Reproduce the listing below in full and without alteration, apart from its pictures.

** START **

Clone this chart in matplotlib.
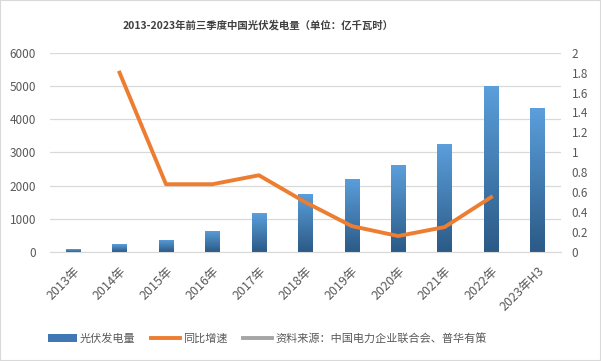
import numpy as np
import matplotlib
matplotlib.use("Agg")
import matplotlib.pyplot as plt
from matplotlib.lines import Line2D
from matplotlib.patches import Patch, Rectangle
from matplotlib.colors import LinearSegmentedColormap

plt.rcParams['font.family'] = ['Noto Sans CJK SC', 'DejaVu Sans']

years = ['2013年', '2014年', '2015年', '2016年', '2017年', '2018年',
         '2019年', '2020年', '2021年', '2022年', '2023年H3']
power = [90, 230, 370, 640, 1160, 1750, 2210, 2610, 3240, 5010, 4330]
growth = [np.nan, 1.80, 0.68, 0.68, 0.77, 0.50, 0.26, 0.16, 0.25, 0.55, np.nan]

title = '2013-2023年前三季度中国光伏发电量（单位：亿千瓦时）'
source = '资料来源：中国电力企业联合会、普华有策'

fig = plt.figure(figsize=(6.01, 3.61), dpi=100)
ax = fig.add_axes([0.083, 0.302, 0.85, 0.552])
ax2 = ax.twinx()

x = np.arange(len(years))
bars = ax.bar(x, power, width=0.31, color='#4a86c5', zorder=2)

# vertical gradient in each bar
cmap = LinearSegmentedColormap.from_list('g', ['#2b5a86', '#5b9fdc'])
grad = np.linspace(0, 1, 256).reshape(-1, 1)
for b in bars:
    bx, by, bw, bh = b.get_x(), b.get_y(), b.get_width(), b.get_height()
    im = ax.imshow(grad, cmap=cmap, origin='lower', aspect='auto',
                   extent=[bx, bx + bw, by, by + bh], zorder=2)
    im.set_clip_path(b)
    b.set_alpha(0)

ax2.plot(x, growth, color='#ed7d31', lw=2.8, zorder=3)

ax.set_xlim(-0.5, len(years) - 0.5)
ax.set_ylim(0, 6000)
ax.set_yticks(range(0, 6001, 1000))
ax2.set_ylim(0, 2)
ax2.set_yticks(np.arange(0, 2.01, 0.2))
ax2.set_yticklabels(['%g' % round(v, 1) for v in np.arange(0, 2.01, 0.2)])

ax.grid(axis='y', color='#d9d9d9', lw=0.9, zorder=0)
ax.set_axisbelow(True)
for a in (ax, ax2):
    for s in a.spines.values():
        s.set_visible(False)
    a.tick_params(length=0, colors='#595959', labelsize=8.5)
ax.spines['bottom'].set_visible(True)
ax.spines['bottom'].set_color('#d9d9d9')
ax.tick_params(axis='y', pad=10)
ax2.tick_params(axis='y', pad=8)

ax.set_xticks(x)
ax.set_xticklabels(years, rotation=45, ha='right', rotation_mode='anchor')
ax.tick_params(axis='x', pad=9, labelsize=9)

fig.text(0.43, 0.93, title, ha='center', va='center', fontsize=7.5,
         fontweight='bold', color='#404040')

handles = [Patch(facecolor='#3f78b4'),
           Line2D([], [], color='#ed7d31', lw=2.8),
           Line2D([], [], color='#a5a5a5', lw=2.8)]
fig.legend(handles, ['光伏发电量', '同比增速', source], loc='center',
           bbox_to_anchor=(0.445, 0.063), ncol=3, frameon=False, fontsize=8,
           handlelength=2.6, columnspacing=1.4, handletextpad=0.3,
           labelcolor='#595959')

fig.patches.append(Rectangle((0, 0), 1, 1, transform=fig.transFigure,
                             fill=False, edgecolor='#d9d9d9', lw=1.5))

fig.savefig('out.png', dpi=100)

** END **

◆ **FULL RESPONSE**:
Clone this chart in matplotlib.
import numpy as np
import matplotlib
matplotlib.use("Agg")
import matplotlib.pyplot as plt
from matplotlib.lines import Line2D
from matplotlib.patches import Patch, Rectangle
from matplotlib.colors import LinearSegmentedColormap

plt.rcParams['font.family'] = ['Noto Sans CJK SC', 'DejaVu Sans']

years = ['2013年', '2014年', '2015年', '2016年', '2017年', '2018年',
         '2019年', '2020年', '2021年', '2022年', '2023年H3']
power = [90, 230, 370, 640, 1160, 1750, 2210, 2610, 3240, 5010, 4330]
growth = [np.nan, 1.80, 0.68, 0.68, 0.77, 0.50, 0.26, 0.16, 0.25, 0.55, np.nan]

title = '2013-2023年前三季度中国光伏发电量（单位：亿千瓦时）'
source = '资料来源：中国电力企业联合会、普华有策'

fig = plt.figure(figsize=(6.01, 3.61), dpi=100)
ax = fig.add_axes([0.083, 0.302, 0.85, 0.552])
ax2 = ax.twinx()

x = np.arange(len(years))
bars = ax.bar(x, power, width=0.31, color='#4a86c5', zorder=2)

# vertical gradient in each bar
cmap = LinearSegmentedColormap.from_list('g', ['#2b5a86', '#5b9fdc'])
grad = np.linspace(0, 1, 256).reshape(-1, 1)
for b in bars:
    bx, by, bw, bh = b.get_x(), b.get_y(), b.get_width(), b.get_height()
    im = ax.imshow(grad, cmap=cmap, origin='lower', aspect='auto',
                   extent=[bx, bx + bw, by, by + bh], zorder=2)
    im.set_clip_path(b)
    b.set_alpha(0)

ax2.plot(x, growth, color='#ed7d31', lw=2.8, zorder=3)

ax.set_xlim(-0.5, len(years) - 0.5)
ax.set_ylim(0, 6000)
ax.set_yticks(range(0, 6001, 1000))
ax2.set_ylim(0, 2)
ax2.set_yticks(np.arange(0, 2.01, 0.2))
ax2.set_yticklabels(['%g' % round(v, 1) for v in np.arange(0, 2.01, 0.2)])

ax.grid(axis='y', color='#d9d9d9', lw=0.9, zorder=0)
ax.set_axisbelow(True)
for a in (ax, ax2):
    for s in a.spines.values():
        s.set_visible(False)
    a.tick_params(length=0, colors='#595959', labelsize=8.5)
ax.spines['bottom'].set_visible(True)
ax.spines['bottom'].set_color('#d9d9d9')
ax.tick_params(axis='y', pad=10)
ax2.tick_params(axis='y', pad=8)

ax.set_xticks(x)
ax.set_xticklabels(years, rotation=45, ha='right', rotation_mode='anchor')
ax.tick_params(axis='x', pad=9, labelsize=9)

fig.text(0.43, 0.93, title, ha='center', va='center', fontsize=7.5,
         fontweight='bold', color='#404040')

handles = [Patch(facecolor='#3f78b4'),
           Line2D([], [], color='#ed7d31', lw=2.8),
           Line2D([], [], color='#a5a5a5', lw=2.8)]
fig.legend(handles, ['光伏发电量', '同比增速', source], loc='center',
           bbox_to_anchor=(0.445, 0.063), ncol=3, frameon=False, fontsize=8,
           handlelength=2.6, columnspacing=1.4, handletextpad=0.3,
           labelcolor='#595959')

fig.patches.append(Rectangle((0, 0), 1, 1, transform=fig.transFigure,
                             fill=False, edgecolor='#d9d9d9', lw=1.5))

fig.savefig('out.png', dpi=100)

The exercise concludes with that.